▶ Task to complete
Transcribe the material word for word, but without the images.

▶ Given data

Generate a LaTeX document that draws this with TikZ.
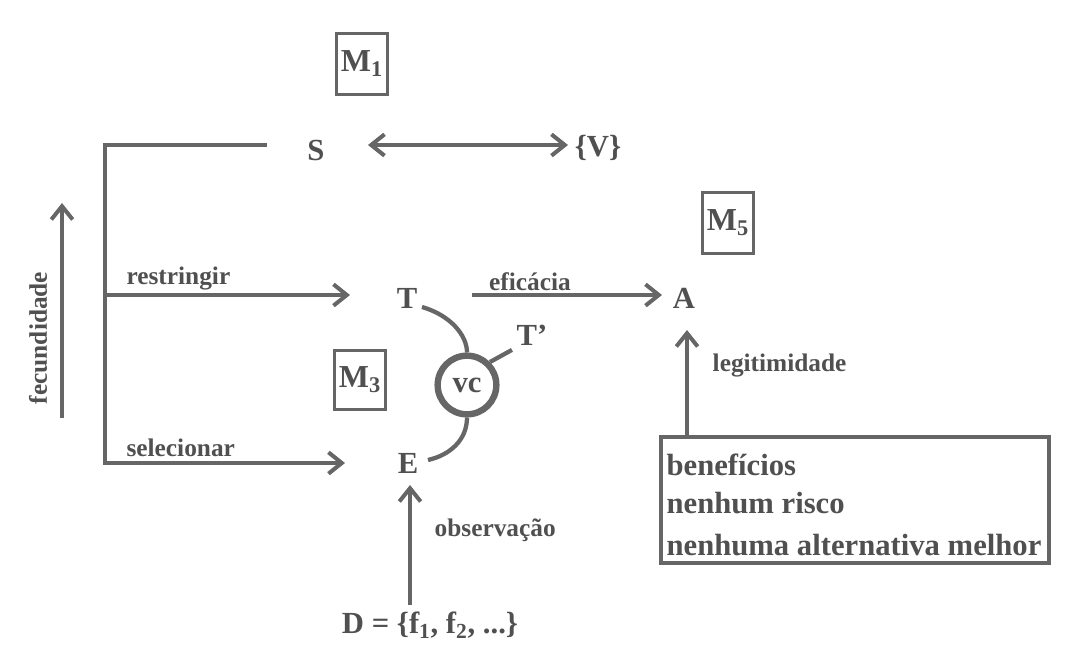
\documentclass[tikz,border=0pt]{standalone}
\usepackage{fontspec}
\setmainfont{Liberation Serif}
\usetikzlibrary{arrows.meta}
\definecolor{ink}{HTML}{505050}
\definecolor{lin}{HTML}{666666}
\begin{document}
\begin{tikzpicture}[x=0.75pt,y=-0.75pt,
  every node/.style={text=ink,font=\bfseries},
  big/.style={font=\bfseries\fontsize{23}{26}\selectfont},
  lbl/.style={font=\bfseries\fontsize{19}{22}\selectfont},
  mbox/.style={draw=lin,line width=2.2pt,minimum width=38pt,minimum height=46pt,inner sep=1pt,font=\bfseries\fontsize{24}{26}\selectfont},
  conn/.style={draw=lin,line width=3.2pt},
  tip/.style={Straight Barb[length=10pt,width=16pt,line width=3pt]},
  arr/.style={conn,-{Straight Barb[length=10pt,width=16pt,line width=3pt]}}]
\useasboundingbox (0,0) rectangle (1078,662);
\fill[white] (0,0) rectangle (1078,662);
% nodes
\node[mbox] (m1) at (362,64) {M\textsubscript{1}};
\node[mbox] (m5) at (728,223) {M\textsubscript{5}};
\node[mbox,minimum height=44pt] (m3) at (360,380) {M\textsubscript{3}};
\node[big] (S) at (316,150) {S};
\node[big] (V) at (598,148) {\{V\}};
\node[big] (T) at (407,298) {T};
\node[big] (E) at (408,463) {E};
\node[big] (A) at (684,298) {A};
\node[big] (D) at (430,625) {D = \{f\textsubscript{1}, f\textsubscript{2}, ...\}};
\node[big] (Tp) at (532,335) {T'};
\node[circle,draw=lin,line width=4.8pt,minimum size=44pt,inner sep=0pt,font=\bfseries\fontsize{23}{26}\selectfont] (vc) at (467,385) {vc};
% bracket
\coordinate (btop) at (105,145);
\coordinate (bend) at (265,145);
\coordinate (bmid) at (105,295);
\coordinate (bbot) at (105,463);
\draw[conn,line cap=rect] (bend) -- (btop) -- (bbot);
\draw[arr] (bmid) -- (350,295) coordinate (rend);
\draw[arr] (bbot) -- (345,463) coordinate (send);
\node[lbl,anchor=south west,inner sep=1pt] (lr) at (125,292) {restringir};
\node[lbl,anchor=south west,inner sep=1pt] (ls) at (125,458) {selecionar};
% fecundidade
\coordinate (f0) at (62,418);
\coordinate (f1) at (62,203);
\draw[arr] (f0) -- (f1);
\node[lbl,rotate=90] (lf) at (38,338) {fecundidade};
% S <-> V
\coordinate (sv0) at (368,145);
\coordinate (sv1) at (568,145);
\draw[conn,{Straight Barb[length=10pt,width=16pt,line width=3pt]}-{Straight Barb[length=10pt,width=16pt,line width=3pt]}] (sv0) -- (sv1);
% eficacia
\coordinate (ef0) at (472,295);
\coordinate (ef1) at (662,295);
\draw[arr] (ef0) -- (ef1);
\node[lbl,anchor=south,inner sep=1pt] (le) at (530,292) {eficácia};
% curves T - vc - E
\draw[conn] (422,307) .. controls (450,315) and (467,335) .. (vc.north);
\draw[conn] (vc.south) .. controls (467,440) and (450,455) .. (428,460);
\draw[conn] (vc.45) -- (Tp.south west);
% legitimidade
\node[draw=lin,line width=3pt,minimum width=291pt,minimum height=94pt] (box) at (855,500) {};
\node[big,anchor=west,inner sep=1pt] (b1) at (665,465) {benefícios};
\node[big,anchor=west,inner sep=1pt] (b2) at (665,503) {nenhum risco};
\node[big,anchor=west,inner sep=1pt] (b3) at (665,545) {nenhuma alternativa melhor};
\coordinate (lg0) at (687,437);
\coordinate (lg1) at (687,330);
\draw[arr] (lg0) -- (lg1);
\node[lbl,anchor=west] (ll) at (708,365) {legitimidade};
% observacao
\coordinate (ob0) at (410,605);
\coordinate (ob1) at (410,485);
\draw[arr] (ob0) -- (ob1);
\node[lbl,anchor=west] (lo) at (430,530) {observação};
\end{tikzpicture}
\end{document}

▶ Reply to the task
Generate a LaTeX document that draws this with TikZ.
\documentclass[tikz,border=0pt]{standalone}
\usepackage{fontspec}
\setmainfont{Liberation Serif}
\usetikzlibrary{arrows.meta}
\definecolor{ink}{HTML}{505050}
\definecolor{lin}{HTML}{666666}
\begin{document}
\begin{tikzpicture}[x=0.75pt,y=-0.75pt,
  every node/.style={text=ink,font=\bfseries},
  big/.style={font=\bfseries\fontsize{23}{26}\selectfont},
  lbl/.style={font=\bfseries\fontsize{19}{22}\selectfont},
  mbox/.style={draw=lin,line width=2.2pt,minimum width=38pt,minimum height=46pt,inner sep=1pt,font=\bfseries\fontsize{24}{26}\selectfont},
  conn/.style={draw=lin,line width=3.2pt},
  tip/.style={Straight Barb[length=10pt,width=16pt,line width=3pt]},
  arr/.style={conn,-{Straight Barb[length=10pt,width=16pt,line width=3pt]}}]
\useasboundingbox (0,0) rectangle (1078,662);
\fill[white] (0,0) rectangle (1078,662);
% nodes
\node[mbox] (m1) at (362,64) {M\textsubscript{1}};
\node[mbox] (m5) at (728,223) {M\textsubscript{5}};
\node[mbox,minimum height=44pt] (m3) at (360,380) {M\textsubscript{3}};
\node[big] (S) at (316,150) {S};
\node[big] (V) at (598,148) {\{V\}};
\node[big] (T) at (407,298) {T};
\node[big] (E) at (408,463) {E};
\node[big] (A) at (684,298) {A};
\node[big] (D) at (430,625) {D = \{f\textsubscript{1}, f\textsubscript{2}, ...\}};
\node[big] (Tp) at (532,335) {T'};
\node[circle,draw=lin,line width=4.8pt,minimum size=44pt,inner sep=0pt,font=\bfseries\fontsize{23}{26}\selectfont] (vc) at (467,385) {vc};
% bracket
\coordinate (btop) at (105,145);
\coordinate (bend) at (265,145);
\coordinate (bmid) at (105,295);
\coordinate (bbot) at (105,463);
\draw[conn,line cap=rect] (bend) -- (btop) -- (bbot);
\draw[arr] (bmid) -- (350,295) coordinate (rend);
\draw[arr] (bbot) -- (345,463) coordinate (send);
\node[lbl,anchor=south west,inner sep=1pt] (lr) at (125,292) {restringir};
\node[lbl,anchor=south west,inner sep=1pt] (ls) at (125,458) {selecionar};
% fecundidade
\coordinate (f0) at (62,418);
\coordinate (f1) at (62,203);
\draw[arr] (f0) -- (f1);
\node[lbl,rotate=90] (lf) at (38,338) {fecundidade};
% S <-> V
\coordinate (sv0) at (368,145);
\coordinate (sv1) at (568,145);
\draw[conn,{Straight Barb[length=10pt,width=16pt,line width=3pt]}-{Straight Barb[length=10pt,width=16pt,line width=3pt]}] (sv0) -- (sv1);
% eficacia
\coordinate (ef0) at (472,295);
\coordinate (ef1) at (662,295);
\draw[arr] (ef0) -- (ef1);
\node[lbl,anchor=south,inner sep=1pt] (le) at (530,292) {eficácia};
% curves T - vc - E
\draw[conn] (422,307) .. controls (450,315) and (467,335) .. (vc.north);
\draw[conn] (vc.south) .. controls (467,440) and (450,455) .. (428,460);
\draw[conn] (vc.45) -- (Tp.south west);
% legitimidade
\node[draw=lin,line width=3pt,minimum width=291pt,minimum height=94pt] (box) at (855,500) {};
\node[big,anchor=west,inner sep=1pt] (b1) at (665,465) {benefícios};
\node[big,anchor=west,inner sep=1pt] (b2) at (665,503) {nenhum risco};
\node[big,anchor=west,inner sep=1pt] (b3) at (665,545) {nenhuma alternativa melhor};
\coordinate (lg0) at (687,437);
\coordinate (lg1) at (687,330);
\draw[arr] (lg0) -- (lg1);
\node[lbl,anchor=west] (ll) at (708,365) {legitimidade};
% observacao
\coordinate (ob0) at (410,605);
\coordinate (ob1) at (410,485);
\draw[arr] (ob0) -- (ob1);
\node[lbl,anchor=west] (lo) at (430,530) {observação};
\end{tikzpicture}
\end{document}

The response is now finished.